Um dos riscos enfrentados pelas empresas nessa busca pela universalização ainda é o regulatório. No final de maio, o setor ficou aliviado com a retirada de uma proposta de criação de um departamento, sob controle do Ministério das Cidades, com poder regulatório sobre o saneamento, incluída na Medida Provisória 1154, conhecida como a MP da Reestruturação dos Ministérios. A medida, na visão das empresas, criaria uma estrutura regulatória complexa, com departamentos sobrepostos em diferentes ministérios. O risco foi evitado, mas o espectro do risco regulatório ainda paira sobre o mercado. 

Diversidade e inclusão

“Fui contratada aos 58 anos”, afirma Márcia Costa, vice-presidente de gestão de pessoas da Aegea, que recentemente assumiu o comando da área de sustentabilidade. “Quando o Radamés me ligou, eu disse: ‘Você tem certeza’? E ele repetiu o convite. Não imaginava que isso pudesse acontecer.” A valorização do humano, presente na estratégia de negócios, também se mostra real na relação da companhia com os funcionários. Recentemente, a empresa definiu as diretrizes de gestão de pessoas, cujo foco está em comportamentos como “mestre em brasicidades”, sobre o conhecimento local; embaixadores da saúde, sobre bem-estar; e agentes da dignidade, sobre impacto positivo. 

Água tratada: no ano passado, a Aegea tratou mais de 527 bilhões de litros de esgoto, e os investimentos em eficiência pouparam 20 bilhões de litros de água (Divulgação/Divulgação)

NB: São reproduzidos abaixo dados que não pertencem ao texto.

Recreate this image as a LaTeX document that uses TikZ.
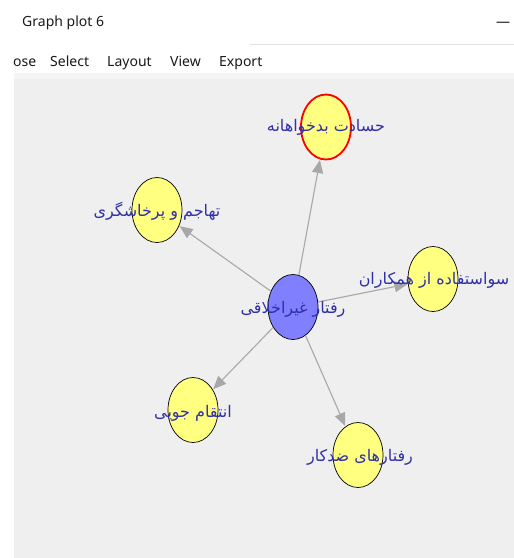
\documentclass[tikz,border=0pt]{standalone}
\usepackage{fontspec}
\setmainfont{Noto Sans}
\TeXXeTstate=1
\newfontfamily\arabicfont[Script=Arabic]{DejaVu Sans}
\usetikzlibrary{shapes.geometric,arrows.meta}

\definecolor{canvas}{HTML}{EFEFEF}
\definecolor{canvastop}{HTML}{F5F5F5}
\definecolor{nodeyellow}{HTML}{FFFF80}
\definecolor{nodeblue}{HTML}{8080FF}
\definecolor{edgegray}{HTML}{A8A8A8}
\definecolor{labelblue}{HTML}{3030A8}
\definecolor{menutext}{HTML}{1A1A1A}

\tikzset{
  vertex/.style={ellipse, draw=black, line width=0.7pt, fill=nodeyellow,
    minimum width=50pt, minimum height=65pt, inner sep=0pt},
  hub/.style={vertex, fill=nodeblue},
  marked/.style={vertex, draw=red, line width=1.8pt},
  link/.style={draw=edgegray, line width=1.1pt,
    -{Triangle[length=13pt,width=11pt]}, shorten >=0.5pt},
  vlabel/.style={inner sep=0pt, text=labelblue, font=\arabicfont\fontsize{16}{19}\selectfont},
  menuitem/.style={anchor=base west, inner sep=0pt, text=menutext, font=\fontsize{14}{16}\selectfont}
}

\begin{document}
\begin{tikzpicture}[x=1pt,y=-1pt]
  \useasboundingbox (0,0) rectangle (514,558);
  \fill[white] (0,0) rectangle (514,558);

  % window title bar
  \node[menuitem] (title) at (22,26) {Graph plot 6};
  \node[menuitem] (minimize) at (496,26) {—};
  \draw[draw=black!12, line width=0.8pt] (250,44) -- (514,44);

  % menu bar
  \node[menuitem] (mclose) at (13,66) {ose};
  \node[menuitem] (mselect) at (50,66) {Select};
  \node[menuitem] (mlayout) at (107,66) {Layout};
  \node[menuitem] (mview) at (170,66) {View};
  \node[menuitem] (mexport) at (219,66) {Export};

  % drawing canvas
  \fill[canvas] (14,73) rectangle (514,558);
  \fill[canvastop] (14,73) rectangle (514,79);

  % vertices
  \node[hub]    (center) at (293,307) {};
  \node[marked] (envy)   at (326,127) {};
  \node[vertex] (aggr)   at (157,210) {};
  \node[vertex] (abuse)  at (433,279) {};
  \node[vertex] (reven)  at (193,410) {};
  \node[vertex] (cwb)    at (358,455) {};

  % edges
  \draw[link] (center) -- (envy);
  \draw[link] (center) -- (aggr);
  \draw[link] (center) -- (abuse);
  \draw[link] (center) -- (reven);
  \draw[link] (center) -- (cwb);

  % vertex labels
  \node[vlabel] (center-l) at (293,309) {\beginR رفتار غیراخلاقی\endR};
  \node[vlabel] (envy-l)   at (326,127) {\beginR حسادت بدخواهانه\endR};
  \node[vlabel] (aggr-l)   at (157,211) {\beginR تهاجم و پرخاشگری\endR};
  \node[vlabel] (abuse-l)  at (434,280) {\beginR سواستفاده از همکاران\endR};
  \node[vlabel] (reven-l)  at (193,413) {\beginR انتقام جویی\endR};
  \node[vlabel] (cwb-l)    at (360,457) {\beginR رفتارهای ضدکار\endR};
\end{tikzpicture}
\end{document}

Os números de diversidade ainda não são os melhores, mas as metas estão traçadas. Em sete anos, a Aegea espera chegar a 45% de mulheres e 27% de pessoas negras em cargos de liderança — atualmente, os números estão em 35% e 25%, respectivamente. “Não nos pautamos pela eficiência meramente financeira. O que nos move são os resultados para a comunidade. Trabalhamos com a natureza e a prosperidade, o que exige talentos que sejam capazes de levar em conta o amanhã”, diz Costa. ­Falando em eficiência, em 2022 a Aegea poupou 20 bilhões de litros de água com investimentos na operação e em inovação. Resultado obtido por pessoas, que beneficia pessoas.